Pray for Willingness
Last week I heard these three words said for the first time – pray for willingness. I had been loosely paying attention to the person speaking, but this grabbed me. At risk of looking like I wasn’t paying attention, I pulled out my phone and typed them in so I wouldn’t forget. And I haven’t… each moment of friction since that day, I’ve heard myself murmer quietly; “pray for willingness”.
Today was the first day in months I’ve been to a 90-minute Original Hot Yoga class – aka Bikram Yoga. Covid has made it “ok” and even advisable not to attend exercise classes indoors. I committed to the Peloton at home in May, after over a month of feeling pushed in a million different directions at work and personally, but that died quickly. I thought I might get outdoors and bike a ton being “stuck” in beautiful Vermont all summer, but that only happened 3-4 times. I did get back to the Inferno Hot Pilates classes in late August, finally starting to sweat again like I did every day almost without fail pre-covid. And every class I showed up to these past few weeks took enormous willpower and brute force. I did NOT WANT to go. I dreaded it, and watched my Apple Watch throughout the class, often staring in disbelief as the minutes that go so quickly when on instagram or Facebook slowed to a crawl in the hot room.

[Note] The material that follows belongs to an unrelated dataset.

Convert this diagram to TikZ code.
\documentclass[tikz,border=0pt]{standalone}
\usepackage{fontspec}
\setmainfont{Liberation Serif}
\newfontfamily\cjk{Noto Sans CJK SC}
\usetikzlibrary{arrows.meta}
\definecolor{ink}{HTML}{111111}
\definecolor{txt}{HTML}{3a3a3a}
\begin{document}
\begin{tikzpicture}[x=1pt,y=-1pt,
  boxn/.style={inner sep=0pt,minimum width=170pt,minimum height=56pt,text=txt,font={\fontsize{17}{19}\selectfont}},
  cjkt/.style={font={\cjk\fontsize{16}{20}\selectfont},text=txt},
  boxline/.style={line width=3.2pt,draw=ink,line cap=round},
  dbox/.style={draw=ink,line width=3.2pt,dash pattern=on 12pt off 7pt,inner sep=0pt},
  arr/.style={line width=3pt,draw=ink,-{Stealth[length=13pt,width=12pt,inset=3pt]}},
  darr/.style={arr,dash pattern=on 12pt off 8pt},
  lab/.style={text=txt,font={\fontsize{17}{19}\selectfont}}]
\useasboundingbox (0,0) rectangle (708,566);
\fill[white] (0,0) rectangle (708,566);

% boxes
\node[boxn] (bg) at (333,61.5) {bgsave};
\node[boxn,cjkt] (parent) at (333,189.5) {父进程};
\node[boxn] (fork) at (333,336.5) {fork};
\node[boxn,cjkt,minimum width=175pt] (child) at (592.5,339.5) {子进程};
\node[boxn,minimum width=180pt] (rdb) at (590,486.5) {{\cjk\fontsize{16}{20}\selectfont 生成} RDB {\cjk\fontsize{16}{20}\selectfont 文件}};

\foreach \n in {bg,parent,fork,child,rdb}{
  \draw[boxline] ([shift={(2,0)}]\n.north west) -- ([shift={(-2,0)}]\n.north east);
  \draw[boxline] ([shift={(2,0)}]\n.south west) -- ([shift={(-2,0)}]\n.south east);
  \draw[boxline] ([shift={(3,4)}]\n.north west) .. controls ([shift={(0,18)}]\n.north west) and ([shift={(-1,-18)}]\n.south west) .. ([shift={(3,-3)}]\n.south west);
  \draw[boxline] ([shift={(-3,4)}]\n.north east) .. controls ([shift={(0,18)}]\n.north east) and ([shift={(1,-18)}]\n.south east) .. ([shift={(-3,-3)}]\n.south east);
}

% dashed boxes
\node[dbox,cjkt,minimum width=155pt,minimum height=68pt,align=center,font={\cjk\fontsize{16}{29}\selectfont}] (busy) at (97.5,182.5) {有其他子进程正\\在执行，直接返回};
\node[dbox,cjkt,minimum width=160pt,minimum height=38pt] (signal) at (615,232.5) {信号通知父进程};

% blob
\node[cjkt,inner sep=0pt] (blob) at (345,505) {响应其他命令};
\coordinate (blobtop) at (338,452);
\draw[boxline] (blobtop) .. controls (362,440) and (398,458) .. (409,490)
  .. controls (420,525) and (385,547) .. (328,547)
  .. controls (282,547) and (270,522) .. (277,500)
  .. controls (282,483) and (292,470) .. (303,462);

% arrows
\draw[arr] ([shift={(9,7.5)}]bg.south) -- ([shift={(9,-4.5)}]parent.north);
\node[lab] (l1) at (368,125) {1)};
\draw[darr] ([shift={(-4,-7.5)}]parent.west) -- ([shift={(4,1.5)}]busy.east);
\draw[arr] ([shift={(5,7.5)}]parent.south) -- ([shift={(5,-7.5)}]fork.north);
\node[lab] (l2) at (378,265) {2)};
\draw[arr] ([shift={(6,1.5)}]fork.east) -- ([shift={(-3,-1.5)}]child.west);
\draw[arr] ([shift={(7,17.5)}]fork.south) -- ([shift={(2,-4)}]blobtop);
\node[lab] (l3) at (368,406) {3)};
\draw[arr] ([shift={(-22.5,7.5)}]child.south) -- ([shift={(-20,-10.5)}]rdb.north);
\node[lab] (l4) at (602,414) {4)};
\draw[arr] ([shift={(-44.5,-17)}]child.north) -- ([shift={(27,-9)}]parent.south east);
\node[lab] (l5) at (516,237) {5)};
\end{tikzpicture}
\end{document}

I was lacking willingness, and I certainly wasn’t asking for it either. I haven’t been one to pray to any higher power for the majority of my life, though I did choose to meditate and seek some level of spiritual peace these past 10-12 years. But praying for willingness when it occurred to me to do so these past few days has helped so much. Instead of calling it quits on blogging every day because I missed a couple of days, I got out of my “all or nothing” mindset and just started writing and publishing again. Who cares if its not great, just do it. Instead of giving up on healthy living (like I do every few days) because I ate an entire raspberry pie 3 days ago a la mode along with multiple plates of my absolute favorite dinner, Pasta Carbonara, I picked up the next day and knew that willingness to take good action would get me closer to where I needed to be physically, mentally, and spiritually. The amount of things on my plate at work (both for Boloco and Worthee) seem endless, and procrastination was getting the best of me at all the worst times, but I’m feeling a change there too. I’m not getting it all done, but I’m getting important things done.

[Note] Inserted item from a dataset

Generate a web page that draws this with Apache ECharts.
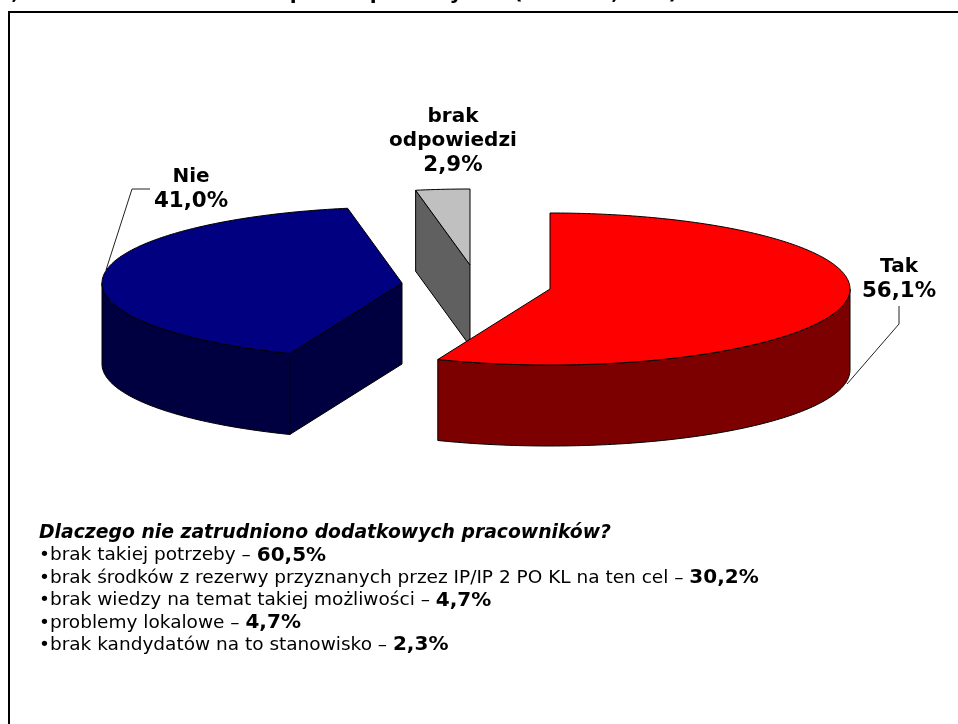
<!DOCTYPE html>
<html><head><meta charset="utf-8">
<style>html,body{margin:0;padding:0;background:#fff}#c{width:958px;height:724px}</style>
<script src="https://cdn.jsdelivr.net/npm/echarts@6/dist/echarts.min.js"></script>
</head><body><div id="c"></div>
<script>
// ---- data ----
const categories = ['Tak', 'Nie', 'brak\nodpowiedzi'];
const values = [56.1, 41.0, 2.9];
const valueLabels = ['56,1%', '41,0%', '2,9%'];
const heading = 'Dlaczego nie zatrudniono dodatkowych pracowników?';
const reasons = [
  'brak takiej potrzeby',
  'brak środków z rezerwy przyznanych przez IP/IP 2 PO KL na ten cel',
  'brak wiedzy na temat takiej możliwości',
  'problemy lokalowe',
  'brak kandydatów na to stanowisko'
];
const reasonValues = ['60,5%', '30,2%', '4,7%', '4,7%', '2,3%'];
const clippedTitleGlyphs = [',', 'p', 'p', 'y', '(', ',', ')'];

// ---- layout / style ----
const FONT = '"DejaVu Sans", Verdana, sans-serif';
const RX = 300, RY = 76, DEPTH = 81;
const sliceStyle = [
  {cx: 550, cy: 289, top: '#ff0000', side: '#7c0000', z: 30, labelX: 899, labelY: 279,
   leader: [[899, 306], [899, 324], [847, 384]]},
  {cx: 402, cy: 283, top: '#000080', side: '#000040', z: 20, labelX: 191, labelY: 189,
   leader: [[150, 189], [132, 189], [106, 270]]},
  {cx: 470, cy: 265, top: '#c0c0c0', side: '#606060', z: 10, labelX: 453, labelY: 141,
   leader: null}
];
const titleX = [15, 297, 377, 456, 518, 615, 673];
const LINE = 22.45, TEXT_X = 39, TEXT_Y = 533;
const LABEL_SIZE = 20, VALUE_SIZE = 21.4, BODY_SIZE = 18.5, BODY_BOLD_SIZE = 20, HEAD_SIZE = 18.8;

// ---- helpers ----
const total = values.reduce((a, b) => a + b, 0);
const starts = [];
values.reduce((acc, v, i) => { starts[i] = acc; return acc + v / total * 360; }, 0);
const rad = d => d * Math.PI / 180;
const pt = (s, a, dz) => [s.cx + RX * Math.sin(rad(a)), s.cy - RY * Math.cos(rad(a)) + (dz || 0)];
function arc(s, a0, a1, dz) {
  const out = [], n = Math.max(2, Math.ceil(Math.abs(a1 - a0)));
  for (let k = 0; k <= n; k++) out.push(pt(s, a0 + (a1 - a0) * k / n, dz));
  return out;
}
const stroke = {stroke: '#000', lineWidth: 1, lineJoin: 'round'};

function renderItem(params, api) {
  const i = api.value(0), v = api.value(1), s = sliceStyle[i];
  const a0 = starts[i], a1 = a0 + v / total * 360;
  const ch = [];
  const w0 = Math.max(a0, 90), w1 = Math.min(a1, 270);
  if (w1 > w0) {
    ch.push({type: 'polygon', z2: s.z, shape: {points: arc(s, w0, w1, 0).concat(arc(s, w1, w0, DEPTH))},
      style: Object.assign({fill: s.side}, stroke)});
  }
  const face = a => {
    const p = pt(s, a), c = [s.cx, s.cy];
    ch.push({type: 'polygon', z2: s.z + 1, shape: {points: [p, c, [c[0], c[1] + DEPTH], [p[0], p[1] + DEPTH]]},
      style: Object.assign({fill: s.side}, stroke)});
  };
  if (Math.sin(rad(a0)) < -1e-6) face(a0);
  if (Math.sin(rad(a1)) > 1e-6) face(a1);
  ch.push({type: 'polygon', z2: s.z + 2, shape: {points: [[s.cx, s.cy]].concat(arc(s, a0, a1, 0))},
    style: Object.assign({fill: s.top}, stroke)});
  if (s.leader) ch.push({type: 'polyline', z2: s.z - 1, shape: {points: s.leader},
    style: {fill: null, stroke: '#222', lineWidth: 1}});
  ch.push({type: 'text', z2: 50, style: {x: s.labelX, y: s.labelY,
    text: categories[i].split('\n').map(t => '{n|' + t + '}').join('\n') + '\n{v|' + valueLabels[i] + '}',
    align: 'center', verticalAlign: 'middle',
    rich: {
      n: {font: 'bold ' + LABEL_SIZE + 'px ' + FONT, lineHeight: 24.5, fill: '#000', align: 'center'},
      v: {font: 'bold ' + VALUE_SIZE + 'px ' + FONT, lineHeight: 24.5, fill: '#000', align: 'center'}
    }}});
  return {type: 'group', children: ch};
}

const graphics = [
  {type: 'line', z: 1, shape: {x1: 9, y1: 12, x2: 958, y2: 12}, style: {stroke: '#000', lineWidth: 2}},
  {type: 'line', z: 1, shape: {x1: 9, y1: 11, x2: 9, y2: 724}, style: {stroke: '#000', lineWidth: 2}},
  {type: 'text', z: 5, style: {x: TEXT_X, y: TEXT_Y, text: heading, verticalAlign: 'middle',
    font: 'italic bold ' + HEAD_SIZE + 'px ' + FONT, fill: '#000'}}
];
reasons.forEach((r, i) => graphics.push({type: 'text', z: 5, style: {
  x: TEXT_X, y: TEXT_Y + LINE * (i + 1), verticalAlign: 'middle',
  text: '{n|•' + r + ' – }{b|' + reasonValues[i] + '}',
  rich: {n: {font: BODY_SIZE + 'px ' + FONT, fill: '#000'}, b: {font: 'bold ' + BODY_BOLD_SIZE + 'px ' + FONT, fill: '#000'}}
}}));
clippedTitleGlyphs.forEach((g, i) => graphics.push({type: 'text', z: 5, style: {
  x: titleX[i], y: 4, text: g, align: 'center', verticalAlign: 'bottom',
  font: 'bold 20px ' + FONT, fill: '#000'}}));

const chart = echarts.init(document.getElementById('c'), null, {renderer: 'canvas', width: 958, height: 724});
chart.setOption({
  animation: false,
  backgroundColor: '#fff',
  graphic: graphics,
  series: [{type: 'custom', coordinateSystem: 'none', silent: true, renderItem,
    data: values.map((v, i) => [i, v])}]
});
</script></body></html>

Back to this morning, I literally prayed for willingness – to really want – to get back into that hot room and the Original Hot Yoga classes that have given me so much flexibility, mindfulness, and peace on many occasions these past few years. And while I almost canceled this morning a few times, telling myself I didn’t have time, I ultimately showed up… 1 minute before class started. Screeched into the parking lot on 2-wheels, as one of the instructors likes to joke when I’m running late.

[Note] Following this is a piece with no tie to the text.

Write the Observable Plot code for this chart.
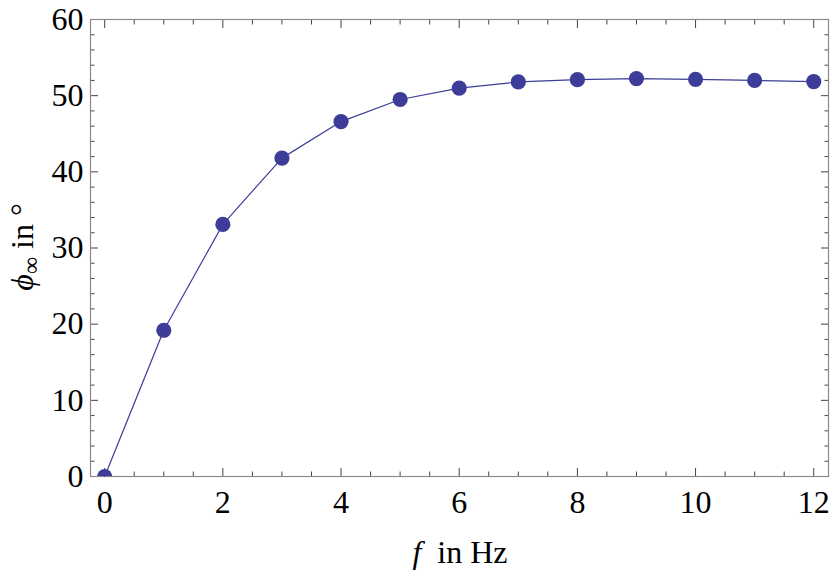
<!DOCTYPE html>
<html>
<head>
<meta charset="utf-8">
<script src="https://cdn.jsdelivr.net/npm/d3@7"></script>
<script src="https://cdn.jsdelivr.net/npm/@observablehq/plot@0.6"></script>
<style>
  html, body { margin: 0; padding: 0; background: white; }
</style>
</head>
<body>
<div id="chart"></div>
<script>
const freq = [0, 1, 2, 3, 4, 5, 6, 7, 8, 9, 10, 11, 12];
const phase = [0, 19.2, 33.1, 41.8, 46.6, 49.5, 51.0, 51.8, 52.1, 52.25, 52.15, 52.0, 51.85];
const xMajor = [0, 2, 4, 6, 8, 10, 12];
const xMinor = d3.range(0, 12.01, 0.5).filter(v => v % 2 !== 0);
const yMajor = [0, 10, 20, 30, 40, 50, 60];
const yMinor = d3.range(0, 60.01, 2).filter(v => v % 10 !== 0);

const data = freq.map((f, i) => ({f, p: phase[i]}));
const color = "#3d3d99";
const tickColor = "#444";
const serif = "Liberation Serif";

const plot = Plot.plot({
  width: 830,
  height: 570,
  marginLeft: 90,
  marginRight: 2,
  marginTop: 19,
  marginBottom: 94,
  x: {domain: [-0.24, 12.25]},
  y: {domain: [0, 60]},
  style: "font-family: 'Liberation Serif', serif; background: white; color: black;",
  marks: [
    // inward ticks, bottom
    Plot.axisX({anchor: "bottom", ticks: xMajor, tickSize: 8, dy: -8, text: null, label: null, stroke: tickColor}),
    Plot.axisX({anchor: "bottom", ticks: xMinor, tickSize: 4.5, dy: -4.5, text: null, label: null, stroke: tickColor}),
    // top
    Plot.axisX({anchor: "top", ticks: xMajor, tickSize: 8, dy: 8, text: null, label: null, stroke: tickColor}),
    Plot.axisX({anchor: "top", ticks: xMinor, tickSize: 4.5, dy: 4.5, text: null, label: null, stroke: tickColor}),
    // left
    Plot.axisY({anchor: "left", ticks: yMajor, tickSize: 8, dx: 8, text: null, label: null, stroke: tickColor}),
    Plot.axisY({anchor: "left", ticks: yMinor, tickSize: 4.5, dx: 4.5, text: null, label: null, stroke: tickColor}),
    // right
    Plot.axisY({anchor: "right", ticks: yMajor, tickSize: 8, dx: -8, text: null, label: null, stroke: tickColor}),
    Plot.axisY({anchor: "right", ticks: yMinor, tickSize: 4.5, dx: -4.5, text: null, label: null, stroke: tickColor}),
    // labels
    Plot.axisX({anchor: "bottom", ticks: xMajor, tickSize: 0, tickPadding: 14, fontSize: 32, fontFamily: serif, label: null, fill: "black"}),
    Plot.axisY({anchor: "left", ticks: yMajor, tickSize: 0, tickPadding: 7, fontSize: 32, fontFamily: serif, label: null, fill: "black"}),
    Plot.frame({stroke: "#8a8a8a", strokeWidth: 1.2}),
    Plot.line(data, {x: "f", y: "p", stroke: color, strokeWidth: 1.2}),
    Plot.dot(data, {x: "f", y: "p", r: 7.6, fill: color, stroke: "none", clip: true})
  ]
});

document.getElementById("chart").appendChild(plot);

const svg = d3.select(plot);
const xl = svg.append("text")
  .attr("x", 460).attr("y", 563)
  .attr("text-anchor", "middle")
  .attr("font-family", serif)
  .attr("font-size", 32)
  .attr("fill", "black");
xl.append("tspan").attr("font-style", "italic").text("f");
xl.append("tspan").attr("dx", 8).text(" in Hz");

const yl = svg.append("text")
  .attr("transform", "translate(33,247) rotate(-90)")
  .attr("text-anchor", "middle")
  .attr("font-family", serif)
  .attr("font-size", 32)
  .attr("fill", "black");
yl.append("tspan").attr("font-style", "italic").text("ϕ");
yl.append("tspan").attr("dy", 6).attr("font-size", 24).text("∞");
yl.append("tspan").attr("dy", -6).text(" in °");
</script>
</body>
</html>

As I settled onto the mat and into the routine, and my heart rate rose, and my breath became more labored, I remembered why it was that yoga often brings those moments of serenity. The only way to make it through the 90 minutes, I was rediscovering rapidly, and not be truly tortured is to breathe in and out through your nose. And as importantly, to meditate during the short shavasanas between each pose. Almost naturally, as I breathed and meditated, in my head I heard the series of questions I first learned at the Chopra Center back in 2013:
- Who am I?
- What do I want?
- What is my purpose?
- What am I grateful for?
Anytime I get into that state of mind, where I can quietly ask those questions, without distraction, and let the answers fall into place around me, good things follow. My mind is at peace.
I don’t remember anything else about the meeting that day, other than my friend saying “I pray for willingness every day”. Funny how powerful one short sentence can be if you listen for the magic. I’m glad I did that day. Reminds me to keep paying attention, be present always, listen to the words of others.